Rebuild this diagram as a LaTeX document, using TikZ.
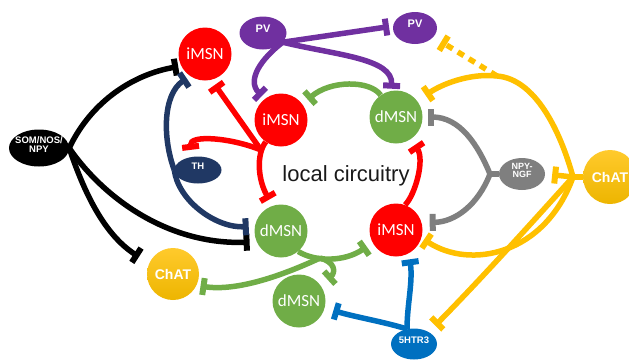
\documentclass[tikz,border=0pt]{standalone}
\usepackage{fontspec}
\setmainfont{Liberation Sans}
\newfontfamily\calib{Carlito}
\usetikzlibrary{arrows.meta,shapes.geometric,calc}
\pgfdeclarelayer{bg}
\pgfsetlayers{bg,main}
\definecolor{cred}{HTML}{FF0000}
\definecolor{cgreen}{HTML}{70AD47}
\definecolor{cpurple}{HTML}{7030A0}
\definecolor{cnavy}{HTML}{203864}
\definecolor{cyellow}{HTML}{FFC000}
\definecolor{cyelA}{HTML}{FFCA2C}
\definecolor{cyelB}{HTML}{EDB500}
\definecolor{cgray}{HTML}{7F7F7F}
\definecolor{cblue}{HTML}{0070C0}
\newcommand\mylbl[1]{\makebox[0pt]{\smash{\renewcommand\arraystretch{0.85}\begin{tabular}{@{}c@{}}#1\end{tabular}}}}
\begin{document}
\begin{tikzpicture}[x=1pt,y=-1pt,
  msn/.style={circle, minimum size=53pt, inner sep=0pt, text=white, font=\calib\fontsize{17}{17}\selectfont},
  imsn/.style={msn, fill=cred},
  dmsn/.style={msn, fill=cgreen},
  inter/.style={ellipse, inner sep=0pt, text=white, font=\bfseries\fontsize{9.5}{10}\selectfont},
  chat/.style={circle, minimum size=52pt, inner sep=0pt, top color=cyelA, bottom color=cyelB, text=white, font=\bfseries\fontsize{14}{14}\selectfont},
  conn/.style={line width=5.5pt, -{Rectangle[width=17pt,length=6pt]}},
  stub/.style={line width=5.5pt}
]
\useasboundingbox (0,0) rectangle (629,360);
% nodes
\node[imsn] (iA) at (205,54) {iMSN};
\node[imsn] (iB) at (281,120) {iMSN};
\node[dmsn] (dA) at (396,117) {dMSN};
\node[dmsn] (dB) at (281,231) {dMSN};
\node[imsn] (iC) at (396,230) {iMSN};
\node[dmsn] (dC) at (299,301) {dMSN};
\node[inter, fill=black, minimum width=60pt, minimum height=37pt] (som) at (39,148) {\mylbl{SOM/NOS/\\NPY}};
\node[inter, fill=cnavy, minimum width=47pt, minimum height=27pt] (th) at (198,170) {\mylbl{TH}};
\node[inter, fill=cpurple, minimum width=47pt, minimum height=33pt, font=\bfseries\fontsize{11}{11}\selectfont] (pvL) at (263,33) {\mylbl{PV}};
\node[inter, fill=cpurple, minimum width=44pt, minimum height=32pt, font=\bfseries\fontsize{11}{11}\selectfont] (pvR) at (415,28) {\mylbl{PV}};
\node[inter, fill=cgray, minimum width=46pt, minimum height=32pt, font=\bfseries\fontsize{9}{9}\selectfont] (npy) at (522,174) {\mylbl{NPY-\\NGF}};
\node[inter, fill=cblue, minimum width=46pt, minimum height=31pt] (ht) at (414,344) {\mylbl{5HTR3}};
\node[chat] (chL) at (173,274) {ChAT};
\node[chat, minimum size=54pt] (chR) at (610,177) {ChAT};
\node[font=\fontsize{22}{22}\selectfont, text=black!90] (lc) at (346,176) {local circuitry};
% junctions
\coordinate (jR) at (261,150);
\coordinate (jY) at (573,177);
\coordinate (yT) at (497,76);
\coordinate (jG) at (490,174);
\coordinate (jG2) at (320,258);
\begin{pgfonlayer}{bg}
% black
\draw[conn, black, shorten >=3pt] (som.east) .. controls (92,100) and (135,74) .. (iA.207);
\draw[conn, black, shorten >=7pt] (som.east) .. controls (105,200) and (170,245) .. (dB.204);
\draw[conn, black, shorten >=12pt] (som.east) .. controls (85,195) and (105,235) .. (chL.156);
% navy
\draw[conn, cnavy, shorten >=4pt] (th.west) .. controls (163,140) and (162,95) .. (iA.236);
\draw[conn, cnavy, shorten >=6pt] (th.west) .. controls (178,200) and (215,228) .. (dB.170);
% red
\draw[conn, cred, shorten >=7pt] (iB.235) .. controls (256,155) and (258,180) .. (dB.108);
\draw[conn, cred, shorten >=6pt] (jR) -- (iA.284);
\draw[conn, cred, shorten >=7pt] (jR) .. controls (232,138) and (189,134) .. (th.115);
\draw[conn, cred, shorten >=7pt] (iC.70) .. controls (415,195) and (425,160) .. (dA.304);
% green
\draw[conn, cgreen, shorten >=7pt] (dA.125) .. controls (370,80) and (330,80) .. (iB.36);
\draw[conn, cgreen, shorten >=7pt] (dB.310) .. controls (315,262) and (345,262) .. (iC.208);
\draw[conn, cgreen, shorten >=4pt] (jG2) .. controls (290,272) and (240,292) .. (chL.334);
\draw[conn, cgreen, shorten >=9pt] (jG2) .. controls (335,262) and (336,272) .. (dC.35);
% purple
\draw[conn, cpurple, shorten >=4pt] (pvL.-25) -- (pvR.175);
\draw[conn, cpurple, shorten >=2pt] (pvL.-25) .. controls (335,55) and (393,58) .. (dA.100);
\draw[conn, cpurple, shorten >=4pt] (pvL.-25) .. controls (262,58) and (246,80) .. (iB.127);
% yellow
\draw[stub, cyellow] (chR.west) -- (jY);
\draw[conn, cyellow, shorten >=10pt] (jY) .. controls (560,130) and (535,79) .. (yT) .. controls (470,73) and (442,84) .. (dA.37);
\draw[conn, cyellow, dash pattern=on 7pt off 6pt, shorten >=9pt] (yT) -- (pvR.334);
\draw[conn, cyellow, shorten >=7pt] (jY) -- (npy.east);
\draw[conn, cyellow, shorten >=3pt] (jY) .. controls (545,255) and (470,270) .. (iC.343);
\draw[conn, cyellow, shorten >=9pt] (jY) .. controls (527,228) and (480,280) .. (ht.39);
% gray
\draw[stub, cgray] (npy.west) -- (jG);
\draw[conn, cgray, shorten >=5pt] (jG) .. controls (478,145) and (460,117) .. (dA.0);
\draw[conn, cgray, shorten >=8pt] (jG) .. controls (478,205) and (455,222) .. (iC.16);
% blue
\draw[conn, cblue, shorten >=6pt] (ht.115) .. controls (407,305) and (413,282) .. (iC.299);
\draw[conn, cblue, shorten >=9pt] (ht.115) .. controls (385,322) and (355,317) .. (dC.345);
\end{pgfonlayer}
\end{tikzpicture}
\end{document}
————
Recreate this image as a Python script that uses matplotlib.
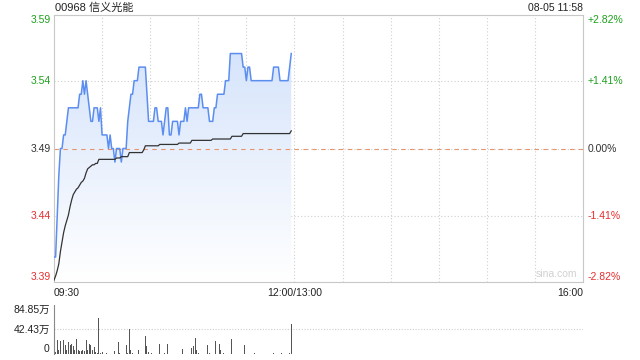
————
Work instructions: Look over the records above and copy each line that includes the string "this".

Expected answer:
Rebuild this diagram as a LaTeX document, using TikZ.
Recreate this image as a Python script that uses matplotlib.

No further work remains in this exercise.